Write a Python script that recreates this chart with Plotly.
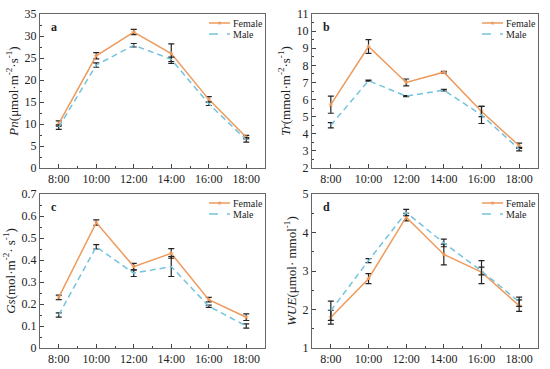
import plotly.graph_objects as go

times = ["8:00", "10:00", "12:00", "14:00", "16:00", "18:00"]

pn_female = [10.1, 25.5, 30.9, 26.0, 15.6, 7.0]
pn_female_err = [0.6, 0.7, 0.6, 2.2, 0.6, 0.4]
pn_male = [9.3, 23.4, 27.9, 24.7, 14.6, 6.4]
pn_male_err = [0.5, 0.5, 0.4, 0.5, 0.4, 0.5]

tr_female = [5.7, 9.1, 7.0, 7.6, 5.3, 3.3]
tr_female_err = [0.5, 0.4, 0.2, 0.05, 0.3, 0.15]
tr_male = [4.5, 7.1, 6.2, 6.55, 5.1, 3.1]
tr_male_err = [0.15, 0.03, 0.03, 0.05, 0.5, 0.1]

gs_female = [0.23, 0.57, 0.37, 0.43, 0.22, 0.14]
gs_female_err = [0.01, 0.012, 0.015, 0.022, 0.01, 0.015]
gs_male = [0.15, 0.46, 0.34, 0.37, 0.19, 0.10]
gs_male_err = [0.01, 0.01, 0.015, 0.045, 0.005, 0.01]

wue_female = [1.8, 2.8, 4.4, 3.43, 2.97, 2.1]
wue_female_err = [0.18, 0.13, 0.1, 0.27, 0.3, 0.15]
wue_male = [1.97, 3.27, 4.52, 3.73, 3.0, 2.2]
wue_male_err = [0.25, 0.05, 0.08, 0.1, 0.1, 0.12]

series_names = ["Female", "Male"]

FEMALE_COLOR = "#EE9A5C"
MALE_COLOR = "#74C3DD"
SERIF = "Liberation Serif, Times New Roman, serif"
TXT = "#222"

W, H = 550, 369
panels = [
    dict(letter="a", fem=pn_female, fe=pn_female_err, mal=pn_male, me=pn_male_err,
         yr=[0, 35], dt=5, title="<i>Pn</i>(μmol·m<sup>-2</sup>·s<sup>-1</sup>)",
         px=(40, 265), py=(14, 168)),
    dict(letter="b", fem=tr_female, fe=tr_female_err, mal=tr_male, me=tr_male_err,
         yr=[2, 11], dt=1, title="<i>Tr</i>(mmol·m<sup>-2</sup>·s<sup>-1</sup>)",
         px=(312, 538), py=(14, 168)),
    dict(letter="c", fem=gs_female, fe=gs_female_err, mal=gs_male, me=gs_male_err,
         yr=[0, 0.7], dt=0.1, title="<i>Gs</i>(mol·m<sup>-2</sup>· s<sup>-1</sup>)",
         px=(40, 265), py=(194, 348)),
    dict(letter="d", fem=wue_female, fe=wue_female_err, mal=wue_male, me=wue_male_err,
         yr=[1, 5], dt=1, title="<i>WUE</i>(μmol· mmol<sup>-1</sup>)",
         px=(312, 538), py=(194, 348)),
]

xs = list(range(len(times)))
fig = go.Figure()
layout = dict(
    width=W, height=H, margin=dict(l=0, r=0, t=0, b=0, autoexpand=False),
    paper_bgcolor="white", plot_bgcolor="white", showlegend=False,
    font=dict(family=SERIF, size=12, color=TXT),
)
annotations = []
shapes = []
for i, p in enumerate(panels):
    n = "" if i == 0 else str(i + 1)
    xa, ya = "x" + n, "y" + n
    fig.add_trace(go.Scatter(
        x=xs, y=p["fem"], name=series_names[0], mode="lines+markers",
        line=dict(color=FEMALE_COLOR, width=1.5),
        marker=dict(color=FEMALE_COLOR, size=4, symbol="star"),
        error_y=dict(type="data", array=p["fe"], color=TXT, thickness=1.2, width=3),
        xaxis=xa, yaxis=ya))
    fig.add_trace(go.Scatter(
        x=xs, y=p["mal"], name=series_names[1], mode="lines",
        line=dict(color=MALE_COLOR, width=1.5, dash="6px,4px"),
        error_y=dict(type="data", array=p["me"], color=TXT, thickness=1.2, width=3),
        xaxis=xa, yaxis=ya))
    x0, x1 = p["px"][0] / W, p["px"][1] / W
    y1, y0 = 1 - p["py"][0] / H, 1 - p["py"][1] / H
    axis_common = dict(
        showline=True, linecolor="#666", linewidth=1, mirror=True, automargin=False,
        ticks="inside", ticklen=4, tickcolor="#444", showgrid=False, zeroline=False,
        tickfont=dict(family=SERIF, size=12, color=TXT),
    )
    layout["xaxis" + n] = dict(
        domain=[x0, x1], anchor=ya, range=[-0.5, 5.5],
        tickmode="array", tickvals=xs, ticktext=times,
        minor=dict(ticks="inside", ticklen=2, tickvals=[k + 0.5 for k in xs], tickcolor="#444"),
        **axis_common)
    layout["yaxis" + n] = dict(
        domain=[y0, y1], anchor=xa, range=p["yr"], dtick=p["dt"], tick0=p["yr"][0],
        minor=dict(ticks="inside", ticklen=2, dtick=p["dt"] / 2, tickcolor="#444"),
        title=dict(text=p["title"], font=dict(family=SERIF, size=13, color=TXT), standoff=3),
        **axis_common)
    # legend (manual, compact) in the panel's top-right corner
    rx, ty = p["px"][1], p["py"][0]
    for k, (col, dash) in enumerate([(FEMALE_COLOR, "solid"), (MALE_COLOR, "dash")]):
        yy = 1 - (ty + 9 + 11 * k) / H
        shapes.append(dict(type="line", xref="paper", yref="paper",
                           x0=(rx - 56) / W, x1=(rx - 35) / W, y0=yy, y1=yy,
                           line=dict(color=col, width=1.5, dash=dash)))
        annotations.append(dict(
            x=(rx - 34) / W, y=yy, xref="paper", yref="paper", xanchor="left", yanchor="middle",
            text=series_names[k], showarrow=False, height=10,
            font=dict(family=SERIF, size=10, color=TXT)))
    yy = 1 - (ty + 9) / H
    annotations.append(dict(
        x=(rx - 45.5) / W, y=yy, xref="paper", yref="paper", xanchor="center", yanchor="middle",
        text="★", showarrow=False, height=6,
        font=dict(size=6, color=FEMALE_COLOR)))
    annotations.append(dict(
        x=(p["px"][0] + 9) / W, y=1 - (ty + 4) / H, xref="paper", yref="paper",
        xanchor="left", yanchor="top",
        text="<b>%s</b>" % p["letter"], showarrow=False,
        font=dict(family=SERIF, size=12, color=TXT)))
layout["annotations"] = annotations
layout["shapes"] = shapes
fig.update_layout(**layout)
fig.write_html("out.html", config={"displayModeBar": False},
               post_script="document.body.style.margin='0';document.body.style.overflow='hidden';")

----------

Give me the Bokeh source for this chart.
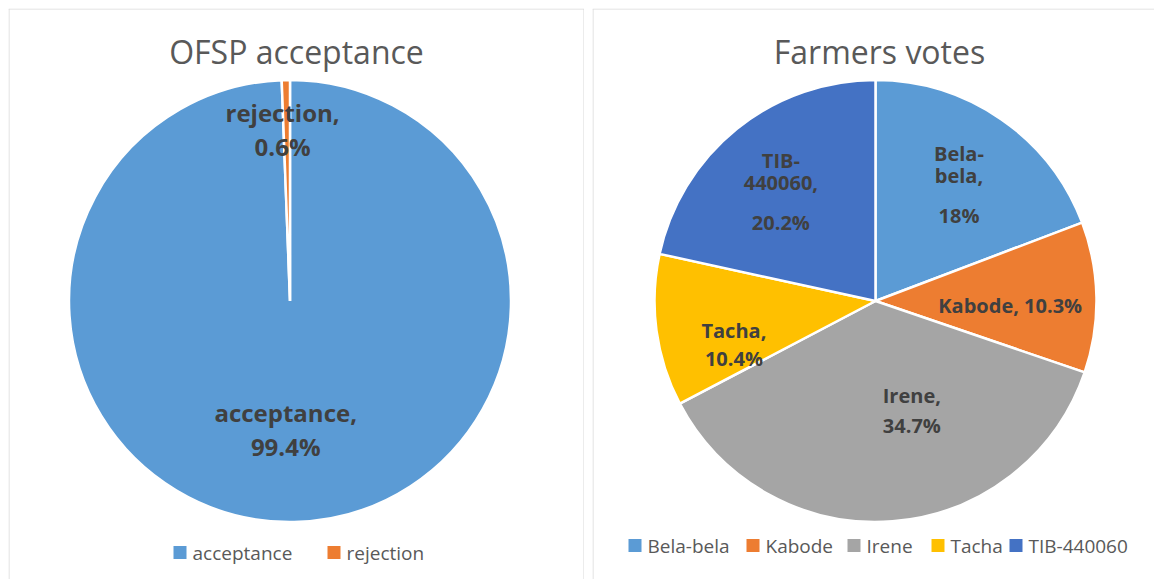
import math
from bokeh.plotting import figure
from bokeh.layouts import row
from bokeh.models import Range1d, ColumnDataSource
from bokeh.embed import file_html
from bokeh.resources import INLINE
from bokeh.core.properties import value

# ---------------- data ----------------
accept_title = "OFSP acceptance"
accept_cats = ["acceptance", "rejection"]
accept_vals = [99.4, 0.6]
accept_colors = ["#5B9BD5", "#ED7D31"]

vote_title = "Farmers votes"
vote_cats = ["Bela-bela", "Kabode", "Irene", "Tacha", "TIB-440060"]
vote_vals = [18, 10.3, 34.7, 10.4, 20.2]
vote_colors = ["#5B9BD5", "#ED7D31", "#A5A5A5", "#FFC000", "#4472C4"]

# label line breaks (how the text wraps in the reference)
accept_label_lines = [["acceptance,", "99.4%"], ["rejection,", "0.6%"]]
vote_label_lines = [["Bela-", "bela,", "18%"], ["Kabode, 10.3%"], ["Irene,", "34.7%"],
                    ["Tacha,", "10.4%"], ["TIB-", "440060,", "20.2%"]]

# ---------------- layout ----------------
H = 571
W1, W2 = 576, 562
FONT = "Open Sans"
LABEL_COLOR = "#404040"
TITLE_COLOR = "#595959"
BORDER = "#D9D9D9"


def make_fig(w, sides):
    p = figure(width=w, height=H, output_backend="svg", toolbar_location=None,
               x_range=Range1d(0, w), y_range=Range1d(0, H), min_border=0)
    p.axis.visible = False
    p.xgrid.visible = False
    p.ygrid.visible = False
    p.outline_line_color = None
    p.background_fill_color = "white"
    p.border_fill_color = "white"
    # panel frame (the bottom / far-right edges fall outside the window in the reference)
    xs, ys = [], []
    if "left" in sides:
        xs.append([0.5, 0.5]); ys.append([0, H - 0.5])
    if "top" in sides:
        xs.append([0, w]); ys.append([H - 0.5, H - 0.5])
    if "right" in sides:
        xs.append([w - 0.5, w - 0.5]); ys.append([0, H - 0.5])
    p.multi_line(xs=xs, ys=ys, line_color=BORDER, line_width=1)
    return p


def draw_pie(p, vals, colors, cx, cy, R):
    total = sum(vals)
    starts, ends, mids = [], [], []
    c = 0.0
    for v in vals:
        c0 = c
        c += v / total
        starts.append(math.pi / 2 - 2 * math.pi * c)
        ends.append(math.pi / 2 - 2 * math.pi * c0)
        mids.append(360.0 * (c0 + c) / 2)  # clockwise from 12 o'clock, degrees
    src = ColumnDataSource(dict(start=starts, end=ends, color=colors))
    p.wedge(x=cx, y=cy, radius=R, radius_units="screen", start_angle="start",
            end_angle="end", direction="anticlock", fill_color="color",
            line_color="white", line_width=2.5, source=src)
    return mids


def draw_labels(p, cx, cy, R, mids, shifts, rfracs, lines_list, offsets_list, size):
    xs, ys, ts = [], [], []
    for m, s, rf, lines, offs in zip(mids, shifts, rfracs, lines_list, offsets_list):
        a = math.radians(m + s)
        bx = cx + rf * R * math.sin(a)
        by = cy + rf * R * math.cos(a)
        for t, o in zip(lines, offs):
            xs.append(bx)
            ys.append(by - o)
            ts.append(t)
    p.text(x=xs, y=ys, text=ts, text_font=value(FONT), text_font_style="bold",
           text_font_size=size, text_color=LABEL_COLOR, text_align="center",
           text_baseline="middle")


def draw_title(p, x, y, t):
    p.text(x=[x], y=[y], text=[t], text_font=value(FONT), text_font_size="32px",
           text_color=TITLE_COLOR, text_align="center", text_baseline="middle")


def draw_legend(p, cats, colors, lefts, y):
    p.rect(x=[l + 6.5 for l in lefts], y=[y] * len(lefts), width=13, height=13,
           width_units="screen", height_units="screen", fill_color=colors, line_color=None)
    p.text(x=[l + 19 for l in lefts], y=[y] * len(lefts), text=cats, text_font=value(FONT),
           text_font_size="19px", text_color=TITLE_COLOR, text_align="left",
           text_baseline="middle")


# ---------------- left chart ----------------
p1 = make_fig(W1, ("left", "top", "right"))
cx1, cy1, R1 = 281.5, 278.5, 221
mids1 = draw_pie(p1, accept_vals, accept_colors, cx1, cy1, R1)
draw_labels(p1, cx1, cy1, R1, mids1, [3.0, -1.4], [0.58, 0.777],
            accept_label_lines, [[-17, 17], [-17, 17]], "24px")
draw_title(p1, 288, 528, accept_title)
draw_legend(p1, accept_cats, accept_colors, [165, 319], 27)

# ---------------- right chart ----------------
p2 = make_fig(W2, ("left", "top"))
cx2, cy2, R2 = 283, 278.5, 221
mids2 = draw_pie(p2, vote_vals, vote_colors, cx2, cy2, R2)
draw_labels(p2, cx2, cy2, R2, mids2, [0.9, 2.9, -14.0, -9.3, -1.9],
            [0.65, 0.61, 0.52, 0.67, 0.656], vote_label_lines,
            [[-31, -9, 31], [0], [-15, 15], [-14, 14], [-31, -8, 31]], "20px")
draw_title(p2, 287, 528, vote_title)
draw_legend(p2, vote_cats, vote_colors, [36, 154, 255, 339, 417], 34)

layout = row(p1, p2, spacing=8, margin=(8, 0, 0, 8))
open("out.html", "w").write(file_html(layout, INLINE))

----------

WORK TO DO
Repeat only the lines from the one holding "Write a Python" to the one holding "pn_male_err = [0.5, 0.5, 0.4, 0.5, 0.4, 0.5]", both ends included, and drop the images.

ANSWER FOR THIS EXERCISE
Write a Python script that recreates this chart with Plotly.
import plotly.graph_objects as go

times = ["8:00", "10:00", "12:00", "14:00", "16:00", "18:00"]

pn_female = [10.1, 25.5, 30.9, 26.0, 15.6, 7.0]
pn_female_err = [0.6, 0.7, 0.6, 2.2, 0.6, 0.4]
pn_male = [9.3, 23.4, 27.9, 24.7, 14.6, 6.4]
pn_male_err = [0.5, 0.5, 0.4, 0.5, 0.4, 0.5]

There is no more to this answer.